Repeat every line below exactly, word for word.

--- Start of Source data ---

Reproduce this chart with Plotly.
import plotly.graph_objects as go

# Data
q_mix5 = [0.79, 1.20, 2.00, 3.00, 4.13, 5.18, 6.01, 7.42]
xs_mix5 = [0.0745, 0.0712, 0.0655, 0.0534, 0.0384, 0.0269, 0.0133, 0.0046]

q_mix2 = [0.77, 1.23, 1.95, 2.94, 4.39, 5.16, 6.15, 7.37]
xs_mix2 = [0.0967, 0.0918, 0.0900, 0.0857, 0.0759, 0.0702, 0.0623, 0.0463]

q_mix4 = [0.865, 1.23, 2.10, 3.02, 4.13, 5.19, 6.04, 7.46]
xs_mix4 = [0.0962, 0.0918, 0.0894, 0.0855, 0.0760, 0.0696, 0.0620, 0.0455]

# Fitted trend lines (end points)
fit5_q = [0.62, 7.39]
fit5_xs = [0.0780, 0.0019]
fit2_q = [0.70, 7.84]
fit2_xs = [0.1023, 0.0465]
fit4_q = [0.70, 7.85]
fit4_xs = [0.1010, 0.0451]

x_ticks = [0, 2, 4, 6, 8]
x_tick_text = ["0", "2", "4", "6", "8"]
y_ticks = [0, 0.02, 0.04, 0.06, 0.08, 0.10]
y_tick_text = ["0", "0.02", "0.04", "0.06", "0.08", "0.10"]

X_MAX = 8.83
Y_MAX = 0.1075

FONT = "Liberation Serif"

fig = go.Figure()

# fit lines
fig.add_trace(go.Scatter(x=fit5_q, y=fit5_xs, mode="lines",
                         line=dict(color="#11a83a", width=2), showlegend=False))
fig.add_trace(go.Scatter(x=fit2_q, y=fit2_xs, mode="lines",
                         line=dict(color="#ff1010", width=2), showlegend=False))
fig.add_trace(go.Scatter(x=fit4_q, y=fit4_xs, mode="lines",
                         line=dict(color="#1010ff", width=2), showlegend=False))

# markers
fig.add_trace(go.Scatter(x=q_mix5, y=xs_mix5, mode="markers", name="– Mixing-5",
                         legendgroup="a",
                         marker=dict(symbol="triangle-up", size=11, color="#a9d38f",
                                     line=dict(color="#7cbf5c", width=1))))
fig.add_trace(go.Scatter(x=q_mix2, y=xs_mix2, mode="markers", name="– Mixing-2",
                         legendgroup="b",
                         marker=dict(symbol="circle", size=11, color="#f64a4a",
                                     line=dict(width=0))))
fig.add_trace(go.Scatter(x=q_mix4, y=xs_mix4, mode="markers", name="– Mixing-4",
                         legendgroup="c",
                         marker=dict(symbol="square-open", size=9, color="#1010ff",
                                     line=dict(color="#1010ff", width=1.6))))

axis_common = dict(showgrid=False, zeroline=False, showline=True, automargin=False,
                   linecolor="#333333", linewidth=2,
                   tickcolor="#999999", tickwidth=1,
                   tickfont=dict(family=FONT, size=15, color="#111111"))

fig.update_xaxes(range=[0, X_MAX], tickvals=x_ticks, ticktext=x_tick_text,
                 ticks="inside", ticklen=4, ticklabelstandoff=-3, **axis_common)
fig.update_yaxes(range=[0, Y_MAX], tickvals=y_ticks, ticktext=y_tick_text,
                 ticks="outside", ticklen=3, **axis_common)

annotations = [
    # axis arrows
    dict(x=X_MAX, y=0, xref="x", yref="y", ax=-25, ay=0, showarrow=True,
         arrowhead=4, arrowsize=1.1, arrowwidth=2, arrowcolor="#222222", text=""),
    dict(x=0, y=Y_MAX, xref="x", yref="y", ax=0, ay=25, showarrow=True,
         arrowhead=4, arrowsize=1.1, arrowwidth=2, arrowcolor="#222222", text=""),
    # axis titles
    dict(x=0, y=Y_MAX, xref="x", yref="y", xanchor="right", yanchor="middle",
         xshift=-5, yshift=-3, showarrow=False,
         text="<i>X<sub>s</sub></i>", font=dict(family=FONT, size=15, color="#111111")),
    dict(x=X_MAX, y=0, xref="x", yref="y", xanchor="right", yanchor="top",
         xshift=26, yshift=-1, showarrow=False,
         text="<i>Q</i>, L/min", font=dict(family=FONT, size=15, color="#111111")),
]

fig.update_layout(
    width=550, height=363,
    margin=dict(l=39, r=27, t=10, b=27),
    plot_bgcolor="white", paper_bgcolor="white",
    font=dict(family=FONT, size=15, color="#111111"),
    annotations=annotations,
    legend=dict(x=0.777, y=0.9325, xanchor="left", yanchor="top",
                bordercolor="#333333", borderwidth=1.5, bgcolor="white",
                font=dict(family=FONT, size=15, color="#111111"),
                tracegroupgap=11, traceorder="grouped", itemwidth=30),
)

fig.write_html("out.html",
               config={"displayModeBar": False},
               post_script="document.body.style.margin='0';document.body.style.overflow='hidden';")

--- End of Source data ---

## Exercise solution
Reproduce this chart with Plotly.
import plotly.graph_objects as go

# Data
q_mix5 = [0.79, 1.20, 2.00, 3.00, 4.13, 5.18, 6.01, 7.42]
xs_mix5 = [0.0745, 0.0712, 0.0655, 0.0534, 0.0384, 0.0269, 0.0133, 0.0046]

q_mix2 = [0.77, 1.23, 1.95, 2.94, 4.39, 5.16, 6.15, 7.37]
xs_mix2 = [0.0967, 0.0918, 0.0900, 0.0857, 0.0759, 0.0702, 0.0623, 0.0463]

q_mix4 = [0.865, 1.23, 2.10, 3.02, 4.13, 5.19, 6.04, 7.46]
xs_mix4 = [0.0962, 0.0918, 0.0894, 0.0855, 0.0760, 0.0696, 0.0620, 0.0455]

# Fitted trend lines (end points)
fit5_q = [0.62, 7.39]
fit5_xs = [0.0780, 0.0019]
fit2_q = [0.70, 7.84]
fit2_xs = [0.1023, 0.0465]
fit4_q = [0.70, 7.85]
fit4_xs = [0.1010, 0.0451]

x_ticks = [0, 2, 4, 6, 8]
x_tick_text = ["0", "2", "4", "6", "8"]
y_ticks = [0, 0.02, 0.04, 0.06, 0.08, 0.10]
y_tick_text = ["0", "0.02", "0.04", "0.06", "0.08", "0.10"]

X_MAX = 8.83
Y_MAX = 0.1075

FONT = "Liberation Serif"

fig = go.Figure()

# fit lines
fig.add_trace(go.Scatter(x=fit5_q, y=fit5_xs, mode="lines",
                         line=dict(color="#11a83a", width=2), showlegend=False))
fig.add_trace(go.Scatter(x=fit2_q, y=fit2_xs, mode="lines",
                         line=dict(color="#ff1010", width=2), showlegend=False))
fig.add_trace(go.Scatter(x=fit4_q, y=fit4_xs, mode="lines",
                         line=dict(color="#1010ff", width=2), showlegend=False))

# markers
fig.add_trace(go.Scatter(x=q_mix5, y=xs_mix5, mode="markers", name="– Mixing-5",
                         legendgroup="a",
                         marker=dict(symbol="triangle-up", size=11, color="#a9d38f",
                                     line=dict(color="#7cbf5c", width=1))))
fig.add_trace(go.Scatter(x=q_mix2, y=xs_mix2, mode="markers", name="– Mixing-2",
                         legendgroup="b",
                         marker=dict(symbol="circle", size=11, color="#f64a4a",
                                     line=dict(width=0))))
fig.add_trace(go.Scatter(x=q_mix4, y=xs_mix4, mode="markers", name="– Mixing-4",
                         legendgroup="c",
                         marker=dict(symbol="square-open", size=9, color="#1010ff",
                                     line=dict(color="#1010ff", width=1.6))))

axis_common = dict(showgrid=False, zeroline=False, showline=True, automargin=False,
                   linecolor="#333333", linewidth=2,
                   tickcolor="#999999", tickwidth=1,
                   tickfont=dict(family=FONT, size=15, color="#111111"))

fig.update_xaxes(range=[0, X_MAX], tickvals=x_ticks, ticktext=x_tick_text,
                 ticks="inside", ticklen=4, ticklabelstandoff=-3, **axis_common)
fig.update_yaxes(range=[0, Y_MAX], tickvals=y_ticks, ticktext=y_tick_text,
                 ticks="outside", ticklen=3, **axis_common)

annotations = [
    # axis arrows
    dict(x=X_MAX, y=0, xref="x", yref="y", ax=-25, ay=0, showarrow=True,
         arrowhead=4, arrowsize=1.1, arrowwidth=2, arrowcolor="#222222", text=""),
    dict(x=0, y=Y_MAX, xref="x", yref="y", ax=0, ay=25, showarrow=True,
         arrowhead=4, arrowsize=1.1, arrowwidth=2, arrowcolor="#222222", text=""),
    # axis titles
    dict(x=0, y=Y_MAX, xref="x", yref="y", xanchor="right", yanchor="middle",
         xshift=-5, yshift=-3, showarrow=False,
         text="<i>X<sub>s</sub></i>", font=dict(family=FONT, size=15, color="#111111")),
    dict(x=X_MAX, y=0, xref="x", yref="y", xanchor="right", yanchor="top",
         xshift=26, yshift=-1, showarrow=False,
         text="<i>Q</i>, L/min", font=dict(family=FONT, size=15, color="#111111")),
]

fig.update_layout(
    width=550, height=363,
    margin=dict(l=39, r=27, t=10, b=27),
    plot_bgcolor="white", paper_bgcolor="white",
    font=dict(family=FONT, size=15, color="#111111"),
    annotations=annotations,
    legend=dict(x=0.777, y=0.9325, xanchor="left", yanchor="top",
                bordercolor="#333333", borderwidth=1.5, bgcolor="white",
                font=dict(family=FONT, size=15, color="#111111"),
                tracegroupgap=11, traceorder="grouped", itemwidth=30),
)

fig.write_html("out.html",
               config={"displayModeBar": False},
               post_script="document.body.style.margin='0';document.body.style.overflow='hidden';")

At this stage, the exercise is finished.